5) Unfortunately: motorola/ppc boards connect a couple of devices to 
     interrupt lines (i.e. ISA _and_ OpenPIC inputs) and for legacy
     reasons set the PCI_INTERRUPT_LINE register to the ISA line.
     Since the RTEMS driver (if it wasn't buggy) assumes the DEC21140
     to be a PCI device and hence hooked to the OpenPIC, it uses the
     wrong name. Note that if the PCI API was unified across x86/ppc,
     ISR installation could well be identical (since the BSPs share the
     IRQ API).

It has been suggested that the BSP simply define 'symbolic names' for
interrupts which should then be used by the driver. The driver would then
not use PCI_INTERRUPT_LINE but a symbolic constant such as
BSP_IRQ_NAME_DEC21140. Since the BSP developer knows the physical
interrupt routing, this sounds like a good solution, doesn't it?

NO, IT DOESN'T. It's OK for non-PCI on-board devices, but for PCI it is BAD.
(It is one of the reasons why PCI was invented).
Imagine, you want to support multiple instances or PMC cards. How are you
going to know what slot it will be plugged into? You will have to pass
something like BSP_IRQ_PCIINTA to driver initialization. And recompile.
What if the PMC module is swapped into another slot after a couple of
months? Oh  - forgot to modify the application (now using BSP_IRQ_PCIINTB)
and recompile.

IMO, the only solution to this is having fixup code in the BSP startup on
boards with buggy/incomplete PCI initialization firmware.

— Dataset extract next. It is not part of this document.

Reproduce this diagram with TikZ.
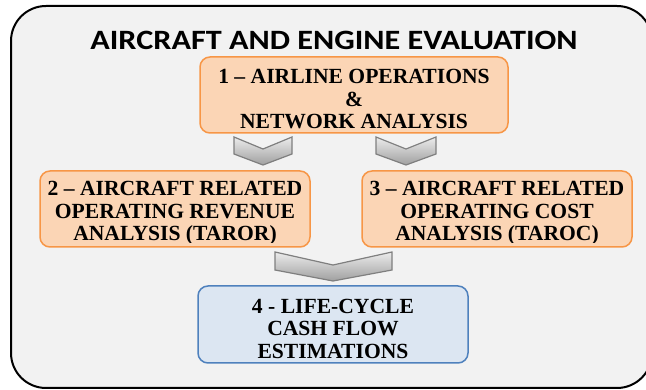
\documentclass[tikz,border=0pt]{standalone}
\usepackage{fontspec}
\setmainfont{Liberation Serif}
\newfontfamily\titlefont[FakeStretch=1.15]{Carlito}
\definecolor{panel}{HTML}{F2F2F2}
\definecolor{peach}{HTML}{FBD5B5}
\definecolor{peachline}{HTML}{F79646}
\definecolor{paleblue}{HTML}{DCE6F2}
\definecolor{blueline}{HTML}{4F81BD}
\definecolor{chevline}{HTML}{7F7F7F}
\begin{document}
\begin{tikzpicture}[x=1pt,y=-1pt,
boxtext/.style={anchor=north,align=center,inner sep=0pt,font=\bfseries\fontsize{21.6}{22.6}\selectfont},
stepbox/.style={line width=1.5pt,rounded corners=10pt,minimum width=270pt,minimum height=76pt,
  path picture={
    \clip ([yshift=4.5pt]path picture bounding box.south west) rectangle (path picture bounding box.north east);
    \node[boxtext] at ([yshift=-3.5pt]path picture bounding box.north) {#1};}},
orangebox/.style={stepbox={#1},draw=peachline,fill=peach},
bluebox/.style={stepbox={#1},draw=blueline,fill=paleblue},
chevron/.style={draw=chevline,line width=1.2pt,line join=miter,top color=white!85!gray,bottom color=gray!75}
]
\useasboundingbox (0,0) rectangle (646,390);
\clip (0,0) rectangle (646,390);
\draw[line width=2pt,fill=panel,rounded corners=35pt] (11,6) rectangle (652,388);
\node[font=\titlefont\bfseries\fontsize{28}{30}\selectfont,inner sep=0pt] (title) at (334,40.5) {AIRCRAFT AND ENGINE EVALUATION};

\node[orangebox={1 -- AIRLINE OPERATIONS\\\&\\NETWORK ANALYSIS},minimum width=308pt] (ops) at (354,95) {};
\node[orangebox={2 -- AIRCRAFT RELATED\\OPERATING REVENUE\\ANALYSIS (TAROR)}] (taror) at (175,209) {};
\node[orangebox={3 -- AIRCRAFT RELATED\\OPERATING COST\\ANALYSIS (TAROC)}] (taroc) at (497,209) {};
\node[bluebox={4 - LIFE-CYCLE\\CASH FLOW\\ESTIMATIONS},minimum height=77pt] (cash) at (333,324.5) {};

% chevrons between the steps
\draw[chevron] (234,137) -- (263,149) -- (292,137) -- (292,154) -- (263,165) -- (234,154) -- cycle;
\draw[chevron] (376,137) -- (406,149) -- (436,137) -- (436,154) -- (406,165) -- (376,154) -- cycle;
\draw[chevron] (275,252) -- (333,265) -- (392,252) -- (392,270) -- (333,281) -- (275,270) -- cycle;
\end{tikzpicture}
\end{document}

Sorry for the long message

-- Till

> and to support multipleu
>units.  Right now the built-in dec21140 still works (whew...), and the
>2nd unit is addressing OK but having interrupt problems.  I'll give
>the above a try.
>I REALLY wish somebody would tell me where to go to find and/or submit
>PRs.  www.rtems.com has been inaccessible to me all weekend.